The final so-so Israeli film: ‘La Femme qui aimait les hommes’, elegantly rendered in English as ‘The Slut’. It premiered at Cannes and received a few good reviews in the Paris press, so voilà, I wasn’t not going to see it. The pic is set in a moshav somewhere in Israel, where the protagonist, if one can call her that, sexually services the men in the community. Just about all of them, it seems. Here’s Alissa Simon’s review in Variety
A single mother of two young girls gives free rein to her sexual appetite in the ambitious but ultimately unsatisfying Israeli drama “The Slut,” from multihypenate Hagar Ben Asher. Strong on style and atmosphere, short on dialogue and totally lacking in character psychology, the pic seems destined to divide critical opinion between those who find it affected and schematic and those excited by its non-judgmental feminism and deliberate formal aspects. Further fest action seems assured, with Euro territories the best sales bet.
The elliptical tale unfolds in a dusty village where the eponymous Tamar (Ben Asher) seems to be the only adult woman. She dispenses sexual favors to several local men, often copulating outdoors under the hidden gaze of her giggling offspring.
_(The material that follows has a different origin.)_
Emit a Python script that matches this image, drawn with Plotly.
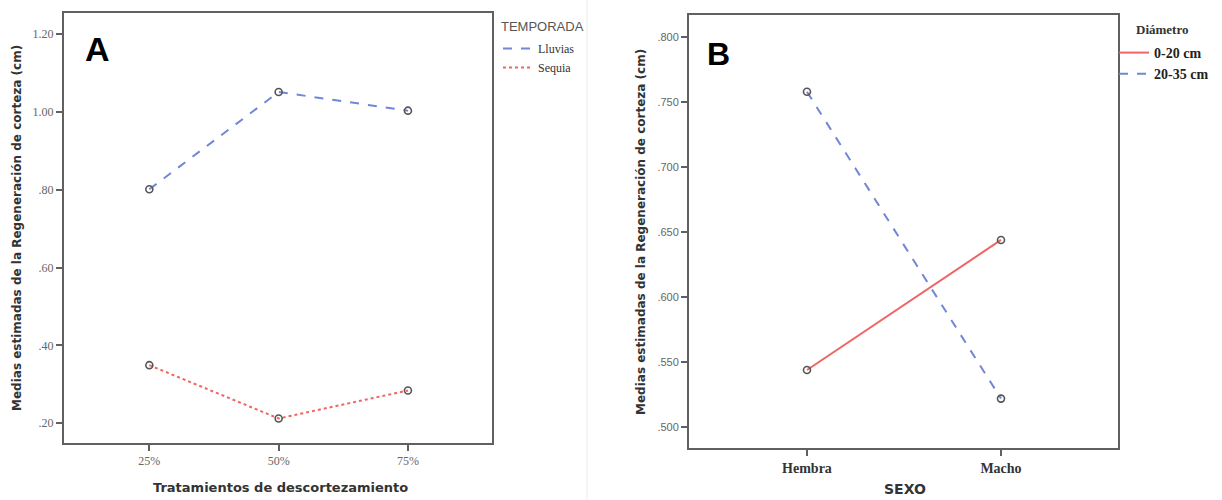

When veterinarian Shay (Ishai Golan) returns to the village to settle his deceased mother’s affairs, he tries to tame Tamar into conventional domesticity, improving her house and caring for her daughters. As their affair blossoms, her former lovers glower in the background, apparently stirring within her a resistance to monogamy. Although Tamar begins to stray from their bed, Shay remains strangely content to stay in the relationship and receive the affections of her children.
Despite its title, the pic is not particularly lurid. Apart from one prolonged bedroom scene between Tamar and Shay, most of the other joyless sexual encounters are implied rather than explicitly shown.
Much like Cannes competition entry “Sleeping Beauty,” “The Slut” (whose script was developed under European mentorship) refrains from supplying audiences with an emotional hook; lissome cipher Tamar is all id. We have no idea what she thinks or why she behaves the way she does, except, perhaps, at the pic’s not unexpected but still not well-prepared conclusion.
The story’s abstraction is echoed on a visual level with Tamar likened to the wounded animals Shay so tenderly treats, and his attempts to contain her are made literal with the fence he constructs around their house. Lensing by d.p. Amit Yasour is both arty and artful as he elaborates the motif of open and closed doors and people spying primal scenes through windows.
In essaying the title character, as well as performing scripting and helming duties, Ben Asher (who starred in the Israeli skein “The Ran Quartet”) might have overextended herself. She looks fine with and without clothes, but evinces no discernible emotions. In the equally difficult role of Shay, the warm Golan comes across as a real, caring human being, so much so that he fails to convince as someone who stays in his fraught relationship for more nefarious purposes.
Along with the cinematography, the heightened naturalism of the sound design reps the standout aspect of the well-rendered craft package.
The director, Hagar Ben Asher, does indeed play “the slut” in the film and acts out in its single really explicit scene. The film is not erotic, though, and there is little dialogue, not to mention little character development or any hint of an explanation of why she is the way she is. Is she a bona fide nymphomaniac or what? And if so—or if not—, so what? Frankly, I didn’t get it. And I can’t say I was entertained. Reviews and trailers are here, here, and here. As Ben Asher has explained in interviews (e.g. here), the film has a feminist subtext. If she says so, I guess. When I told my wife about it she said that she would maybe go see it with a copine and see for herself. She didn’t.